Texas is facing an Arctic blast this week that threatens to leave Dallas blanketed in snow, freeze oil and natural gas production areas and will test the state’s power grid.
The cold will whip temperatures in Dallas from a high of 69 degrees Fahrenheit (21 Celsius) Tuesday to a low of 20 Thursday night, with ice and snow starting late Wednesday, according to the National Weather Service. Temperatures in Midland — business center of the Permian Basin — will drop to 15 degrees Wednesday and then plunge further Thursday night.
“Combined with the ice and snow, unseasonable cold temperatures will impact the region,” the weather service said. “Temperatures will fall below freezing Wednesday and may not rise above freezing until the weekend.” Wind chills will make temperatures feel below zero for much of the area.
The weather will challenge the state’s energy infrastructure, though it currently looks less likely to lead to a repeat of last February’s cold snap that took down scores of power plants, triggering catastrophic blackouts that left more than 200 people dead.
Natural gas production has dipped twice already in January because of freezing temperatures. On Jan. 20, output fell 6.2%, according to preliminary BloombergNEF data based on pipeline flows. A cold blast also disrupted supplies to start the year. Production shut-ins can happen across Texas in cold weather.
A winter storm watch was issued for parts of central and eastern Texas. The weather is part of a larger storm set to sweep across the central and eastern U.S., which has prompted additional watches from Oklahoma to New York’s Lake Ontario coastline. Parts of Illinois, Indiana, Michigan, and northwest Ohio may get as much as 10 inches (25 centimeters) of snow.
While the cold will be driven by a blast of Arctic air, similar to last February, “it will not be of the same magnitude,” said Judah Cohen, director of seasonal forecasting at Atmospheric and Environmental Research, part of the risk analytic firm Verisk.

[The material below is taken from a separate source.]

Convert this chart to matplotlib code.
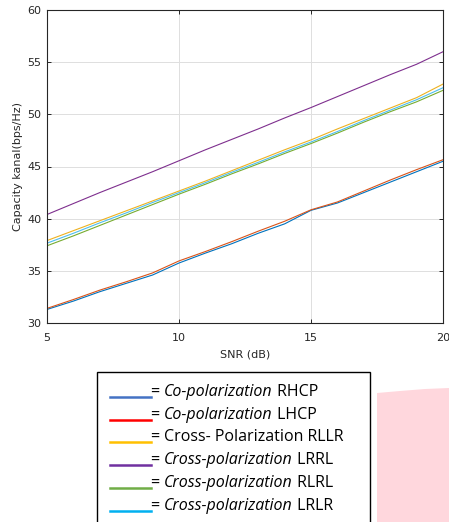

Water vapor is the enemy of gas producers in frigid weather because it can turn to ice inside equipment, wreaking havoc on operations and disrupting flows. But the industry is not defenseless. In addition to simple measures such as insulation, operators often use external heaters and line heaters to prevent water from freezing inside lines. Others keep chemicals such as methanol and glycol on standby to inject into lines to prevent freezing.
“This doesn’t look like it will be as extreme as the last event in February 2021,” said Rich Otto, a forecaster at the U.S. Weather Prediction Center.
High temperatures across northwest Texas that are usually about 55 degrees at this time of year will dip 30 to 40 degrees below normal, Otto said.
Once the cold front moves through, parts of the state could face frozen precipitation that could impact wind farms in West Texas starting as soon as Wednesday night, according to Ercot, the power-grid operator.
Ercot plans to manage the grid more aggressively than it has in the past, officials said at a meeting Monday. Asking the public to conserve by delaying running dryers or dishwashers is a valuable tool that probably won’t be seen as a big imposition. Ercot, formally the Electric Reliability Council of Texas, is also asking generators to include how much capacity may be offline because of fuel limitations when they submit outage updates.
“We are going to continue to operate as conservatively as we have been,” Dan Woodfin, Ercot’s vice president of operations, said at the meeting.
Average temperatures throughout the state will linger 5 to 8 degrees below normal through Feb. 9, and start to moderate only slightly through Feb. 14, according to the Commodity Weather Group LLC.
“We continue to monitor the Texas story later this week with the potential for natural gas freeze-offs and winter precipitation, as well as a major winter storm with heavy snow and icing potential for the Midwest,” Matt Rogers, president of the Commodity Weather Group, wrote in a note to clients.